WHAT YOU HAVE TO DO: Skip all pictures, then copy the lines from the start of the data through the line with "import plotly.graph_objects as go", keeping both ends.

^^^^^^^^^^^^^^^^

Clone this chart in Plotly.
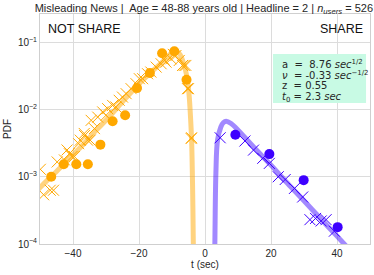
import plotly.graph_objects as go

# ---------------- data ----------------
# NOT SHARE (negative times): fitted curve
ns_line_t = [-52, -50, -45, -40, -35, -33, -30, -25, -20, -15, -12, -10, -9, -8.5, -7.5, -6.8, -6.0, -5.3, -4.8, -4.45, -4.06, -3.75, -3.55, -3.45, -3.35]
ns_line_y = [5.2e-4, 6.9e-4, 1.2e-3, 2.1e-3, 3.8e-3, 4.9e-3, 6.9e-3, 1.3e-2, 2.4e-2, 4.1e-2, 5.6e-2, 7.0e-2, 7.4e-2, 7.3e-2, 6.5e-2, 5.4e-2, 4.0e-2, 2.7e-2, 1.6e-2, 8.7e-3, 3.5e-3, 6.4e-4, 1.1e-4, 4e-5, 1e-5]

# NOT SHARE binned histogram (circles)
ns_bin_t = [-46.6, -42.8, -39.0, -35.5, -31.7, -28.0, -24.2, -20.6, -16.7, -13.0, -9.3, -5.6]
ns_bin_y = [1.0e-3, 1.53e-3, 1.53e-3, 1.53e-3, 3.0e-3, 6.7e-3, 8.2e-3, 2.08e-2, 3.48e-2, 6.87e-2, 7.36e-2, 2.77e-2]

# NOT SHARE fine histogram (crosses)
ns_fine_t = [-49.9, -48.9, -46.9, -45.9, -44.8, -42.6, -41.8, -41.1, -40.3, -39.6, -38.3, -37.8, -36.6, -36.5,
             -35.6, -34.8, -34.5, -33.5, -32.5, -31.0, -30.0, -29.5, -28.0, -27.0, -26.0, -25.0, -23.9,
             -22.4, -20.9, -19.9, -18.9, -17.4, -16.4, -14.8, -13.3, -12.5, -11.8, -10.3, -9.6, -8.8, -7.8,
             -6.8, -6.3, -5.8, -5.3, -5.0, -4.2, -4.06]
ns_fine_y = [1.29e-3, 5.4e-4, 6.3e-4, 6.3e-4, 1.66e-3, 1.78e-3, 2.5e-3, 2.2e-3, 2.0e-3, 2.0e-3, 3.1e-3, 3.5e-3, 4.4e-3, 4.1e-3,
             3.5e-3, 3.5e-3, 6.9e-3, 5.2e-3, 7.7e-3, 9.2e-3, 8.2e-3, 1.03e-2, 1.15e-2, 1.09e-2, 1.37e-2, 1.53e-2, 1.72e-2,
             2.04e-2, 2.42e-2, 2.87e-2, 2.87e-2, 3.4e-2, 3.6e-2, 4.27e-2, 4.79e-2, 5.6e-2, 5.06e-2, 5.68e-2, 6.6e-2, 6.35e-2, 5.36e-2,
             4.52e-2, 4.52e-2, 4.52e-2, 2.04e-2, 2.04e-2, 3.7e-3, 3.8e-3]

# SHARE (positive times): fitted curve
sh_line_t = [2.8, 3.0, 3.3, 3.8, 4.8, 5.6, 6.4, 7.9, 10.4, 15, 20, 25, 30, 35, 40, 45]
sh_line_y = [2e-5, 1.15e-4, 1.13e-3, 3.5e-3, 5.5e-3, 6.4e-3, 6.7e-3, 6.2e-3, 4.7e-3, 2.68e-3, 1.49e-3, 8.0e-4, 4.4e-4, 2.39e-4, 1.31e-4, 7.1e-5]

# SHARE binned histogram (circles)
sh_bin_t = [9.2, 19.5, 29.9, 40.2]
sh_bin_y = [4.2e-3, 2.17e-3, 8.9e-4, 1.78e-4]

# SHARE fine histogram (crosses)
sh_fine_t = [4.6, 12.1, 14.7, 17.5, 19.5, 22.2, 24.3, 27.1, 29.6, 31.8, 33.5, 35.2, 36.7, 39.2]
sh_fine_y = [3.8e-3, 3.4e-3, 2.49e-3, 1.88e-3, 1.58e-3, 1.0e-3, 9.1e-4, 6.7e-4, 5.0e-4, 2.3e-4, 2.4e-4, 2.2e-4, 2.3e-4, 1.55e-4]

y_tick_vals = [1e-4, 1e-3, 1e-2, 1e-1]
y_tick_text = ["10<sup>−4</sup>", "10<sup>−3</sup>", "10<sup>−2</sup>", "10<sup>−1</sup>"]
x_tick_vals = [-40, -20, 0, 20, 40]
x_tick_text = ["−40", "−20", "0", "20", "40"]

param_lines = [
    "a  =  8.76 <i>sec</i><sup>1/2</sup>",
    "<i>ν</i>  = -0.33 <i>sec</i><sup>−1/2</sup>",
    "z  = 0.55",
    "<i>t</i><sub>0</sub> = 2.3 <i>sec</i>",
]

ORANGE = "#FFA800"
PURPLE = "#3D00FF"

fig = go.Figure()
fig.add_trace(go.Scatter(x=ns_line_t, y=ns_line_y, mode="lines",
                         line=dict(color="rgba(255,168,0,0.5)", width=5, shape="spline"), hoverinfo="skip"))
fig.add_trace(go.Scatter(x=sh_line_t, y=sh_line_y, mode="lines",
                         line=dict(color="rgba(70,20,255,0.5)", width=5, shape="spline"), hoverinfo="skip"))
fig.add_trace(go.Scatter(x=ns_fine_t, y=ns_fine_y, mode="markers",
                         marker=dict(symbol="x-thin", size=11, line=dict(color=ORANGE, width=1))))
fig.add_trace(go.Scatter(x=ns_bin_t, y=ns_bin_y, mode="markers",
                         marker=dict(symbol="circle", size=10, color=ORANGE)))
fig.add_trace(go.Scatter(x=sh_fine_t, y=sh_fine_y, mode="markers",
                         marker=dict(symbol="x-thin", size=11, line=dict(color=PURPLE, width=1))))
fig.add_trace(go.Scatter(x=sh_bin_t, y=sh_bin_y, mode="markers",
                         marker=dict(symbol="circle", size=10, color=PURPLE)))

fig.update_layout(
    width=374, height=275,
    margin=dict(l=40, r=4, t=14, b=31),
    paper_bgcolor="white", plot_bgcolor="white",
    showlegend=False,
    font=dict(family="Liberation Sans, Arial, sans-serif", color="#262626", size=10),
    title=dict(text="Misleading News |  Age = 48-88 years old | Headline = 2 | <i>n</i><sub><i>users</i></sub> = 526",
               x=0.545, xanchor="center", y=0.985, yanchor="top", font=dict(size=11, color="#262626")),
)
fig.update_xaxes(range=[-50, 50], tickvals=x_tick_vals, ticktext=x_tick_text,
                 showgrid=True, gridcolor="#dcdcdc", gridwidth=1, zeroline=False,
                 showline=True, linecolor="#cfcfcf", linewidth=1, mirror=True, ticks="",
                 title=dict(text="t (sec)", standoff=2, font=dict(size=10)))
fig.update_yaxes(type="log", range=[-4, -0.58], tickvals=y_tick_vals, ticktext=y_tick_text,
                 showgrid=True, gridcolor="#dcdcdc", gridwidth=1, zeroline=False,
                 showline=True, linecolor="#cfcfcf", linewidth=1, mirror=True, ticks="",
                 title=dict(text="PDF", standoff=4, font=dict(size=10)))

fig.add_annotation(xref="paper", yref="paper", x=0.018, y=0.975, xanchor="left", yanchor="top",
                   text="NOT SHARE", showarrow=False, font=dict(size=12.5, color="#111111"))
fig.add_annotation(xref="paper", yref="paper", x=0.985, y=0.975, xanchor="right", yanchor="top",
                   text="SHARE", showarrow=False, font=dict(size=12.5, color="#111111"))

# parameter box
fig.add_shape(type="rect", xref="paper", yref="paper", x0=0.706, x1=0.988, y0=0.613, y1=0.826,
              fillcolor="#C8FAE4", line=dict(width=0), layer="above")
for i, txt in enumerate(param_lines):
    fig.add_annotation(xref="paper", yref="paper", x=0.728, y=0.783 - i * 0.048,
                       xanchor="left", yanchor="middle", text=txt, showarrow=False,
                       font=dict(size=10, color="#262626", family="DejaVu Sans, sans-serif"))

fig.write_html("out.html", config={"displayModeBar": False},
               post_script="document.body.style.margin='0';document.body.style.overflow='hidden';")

^^^^^^^^^^^^^^^^

RESPONSE TO THIS EXERCISE:
Clone this chart in Plotly.
import plotly.graph_objects as go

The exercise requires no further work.